When using the downstroke, we stop the stick before it is allowed to rebound so that the stroke ends low to the head of the drum.  An important thing to remember is that until after the stick strikes the head there is absolutely no difference between a downstroke and a full stroke.  We throw the stick downward from a raised position and then apply a little pressure to the stick AFTER it strikes the head.  If you squeeze the stick before it hits the head you will choke off your sound, and in the long term probably hurt your wrists or forearms.  We use this stroke when we need a low stroke immediately following a larger stroke.  Without it, the stick would be in a raised position and we would first have to lower it before we could execute our low stroke.
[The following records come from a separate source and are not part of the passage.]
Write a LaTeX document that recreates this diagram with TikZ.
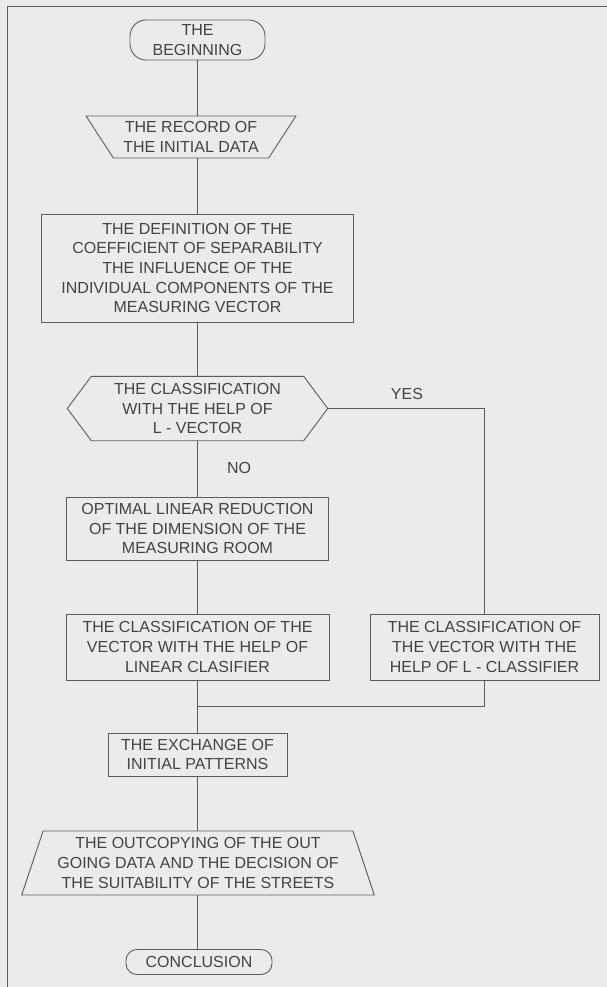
\documentclass[tikz,border=0pt]{standalone}
\usepackage{fontspec}
\setmainfont{Liberation Sans}
\usetikzlibrary{shapes.geometric,calc}
\definecolor{bgc}{HTML}{ECEBEB}
\definecolor{linec}{HTML}{5F5B5D}
\definecolor{textc}{HTML}{434343}
\begin{document}
\begin{tikzpicture}[x=1pt,y=-1pt,
  txt/.style={text=textc,font=\fontsize{16}{19.6}\selectfont,align=center,inner sep=0pt},
  base/.style={txt,draw=linec,line width=0.9pt},
  procbox/.style={base,rectangle},
  termbox/.style={base,rectangle},
  iobox/.style={base,trapezium,trapezium stretches=true},
  conn/.style={draw=linec,line width=0.9pt}]
\useasboundingbox[fill=bgc] (0,0) rectangle (607,987);
% page frame
\draw[conn] (7,987) -- (7,6) -- (607,6);
% nodes
\node[termbox,rounded corners=16pt,minimum width=135pt,minimum height=40pt] (beg) at (197.5,40) {THE\\BEGINNING};
\node[iobox,trapezium left angle=127.7,trapezium right angle=127.7,minimum width=210pt,minimum height=42pt] (rec) at (191,137) {THE RECORD OF\\THE INITIAL DATA};
\node[procbox,minimum width=312pt,minimum height=108pt] (def) at (197.5,268) {THE DEFINITION OF THE\\COEFFICIENT OF SEPARABILITY\\THE INFLUENCE OF THE\\INDIVIDUAL COMPONENTS OF THE\\MEASURING VECTOR};
\node[txt,minimum width=212pt,minimum height=64pt] (hex) at (197.5,408.5) {THE CLASSIFICATION\\WITH THE HELP OF\\L - VECTOR};
\coordinate (hexR) at ($(hex.east)+(24,0)$);
\coordinate (hexL) at ($(hex.west)+(-24,0)$);
\draw[conn] (hex.north west) -- (hex.north east) -- (hexR) -- (hex.south east) -- (hex.south west) -- (hexL) -- cycle;
\node[procbox,minimum width=262pt,minimum height=63pt] (opt) at (197.5,528.5) {OPTIMAL LINEAR REDUCTION\\OF THE DIMENSION OF THE\\MEASURING ROOM};
\node[procbox,minimum width=263pt,minimum height=66pt] (cl) at (197.5,647) {THE CLASSIFICATION OF THE\\VECTOR WITH THE HELP OF\\LINEAR CLASIFIER};
\node[procbox,minimum width=229pt,minimum height=66pt] (cr) at (484.5,647) {THE CLASSIFICATION OF\\THE VECTOR WITH THE\\HELP OF L - CLASSIFIER};
\node[procbox,minimum width=179pt,minimum height=43pt] (ex) at (197.5,754.5) {THE EXCHANGE OF\\INITIAL PATTERNS};
\node[iobox,trapezium left angle=69,trapezium right angle=69,minimum width=354pt,minimum height=64pt] (out) at (198,863) {THE OUTCOPYING OF THE OUT\\GOING DATA AND THE DECISION OF\\THE SUITABILITY OF THE STREETS};
\node[termbox,rounded corners=11pt,minimum width=146pt,minimum height=25pt] (con) at (199,962) {CONCLUSION};
% labels
\node[txt] (yes) at (407,394) {YES};
\node[txt] (no) at (239,468) {NO};
% connectors
\coordinate (jn) at (197.5,706);
\draw[conn] (beg.south) -- (beg.south |- rec.north);
\draw[conn] (def.north |- rec.south) -- (def.north);
\draw[conn] (def.south) -- (hex.north);
\draw[conn] (hex.south) -- (opt.north);
\draw[conn] (opt.south) -- (cl.north);
\draw[conn] (hexR) -| (cr.north);
\draw[conn] (cr.south) |- (jn);
\draw[conn] (cl.south) -- (jn) -- (ex.north);
\draw[conn] (ex.south) -- (ex.south |- out.north);
\draw[conn] (ex.south |- out.south) -- (ex.south |- con.north);
\end{tikzpicture}
\end{document}
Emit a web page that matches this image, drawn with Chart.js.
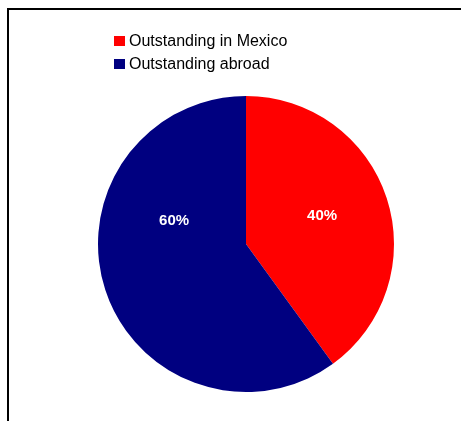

The upstroke is the opposite of a downstroke.  This motion starts from a low position and ends up high.  Use as much rebound as you can to get the stick back up to the raised position, but you’ll most certainly need to give it a little help.  It’s not going to make it all the way to the top on it’s own.  Again, the use of the upstroke is the same as the downstroke, but in reverse.  If we need to play a larger, more powerful, stroke following a low stroke, putting that upward pop on it puts us in better position to execute the next stroke.

And last but not least the low stroke.  The low stroke, or tap, is essentially just a full stroke, but played at a much lower height.

As you’ve probably gathered, the whole purpose of these different strokes is to economize our motions as much as we can to maximize fluidity around the drums.

Let’s look at a practical application using paradiddles.  If we were to play each note of the paradiddle at the same volume, we would use full strokes, whether they be high or low.  But if we add an accent to the first note of each paradiddle, everything changes.

Our first note would need to be a downstroke, because we’d want to start high to achieve the accent, but we’d want to stop the stick low to the head in preparation for the next right hand which is low.  The second note would then be an upstroke.  It’s not accented, so we want it low, but the next note that hand will play, after the double strokes, will be an accent, so we need it up high.  And those two doubles will simply be low strokes.

So our paradiddles strokes would look like this:

F = full stroke
D = downstroke
U = upstroke
T = tap, or low stroke
To practice all four strokes in a row all we need is a bar of 8th notes with the first four accented and the second four unaccented.  The first two would be full strokes to prepare for the next two accents, the second two would be downstrokes to prepare for the first two low strokes, and the last two would be up strokes in preparation for the first two accents on the repeat.

If we apply this concept to Accents and Rebounds, the book becomes far more useful.

Let’s break down the first example:

1 - full stroke in preparation for the next right hand, which is accented
& of 1 - tap as it is unaccented, and so is the next left hand on the & of 2
2 - downstroke, as it is accented, but then needs to be low for the next right
& of 2 - upstroke in preparation for the accent it on the & of 3
3 - tap, as the right hand as no more accents in that bar
& of 3 - downstroke
4 - upstroke to prepare to start the pattern over again
& of 4 - tap
Of course, when the stickings change it also changes the type of stroke needed.  I went ahead and did the whole first page for you to get you started, because that’s the kind of guy I am.  E-mail me if you’d like a PDF.

In spending a little time breaking these examples down one stroke at a time and playing them really really slowly, focusing on the mechanics of each stroke, I found that my motions became smoother and more effortless, and as a result I got faster.  I recommend writing in the strokes and really focusing on them for awhile.  Eventually choosing the correct stroke to apply will become second nature and you’ll be able to move through the book more quickly.  Do be careful though, as much like Stick Control, you can easily go overboard with this and run it into complete tedium to the point where the amount of time you’re putting in is far disproportionate to the results you are getting.

Oh, and I've decided how I'm going to make my mark on the drumming world.  If R, L, and B are “stickings”, then F, D, U, and T shall henceforth be known as “strokings”.  July 18, 2017.  You heard it here first.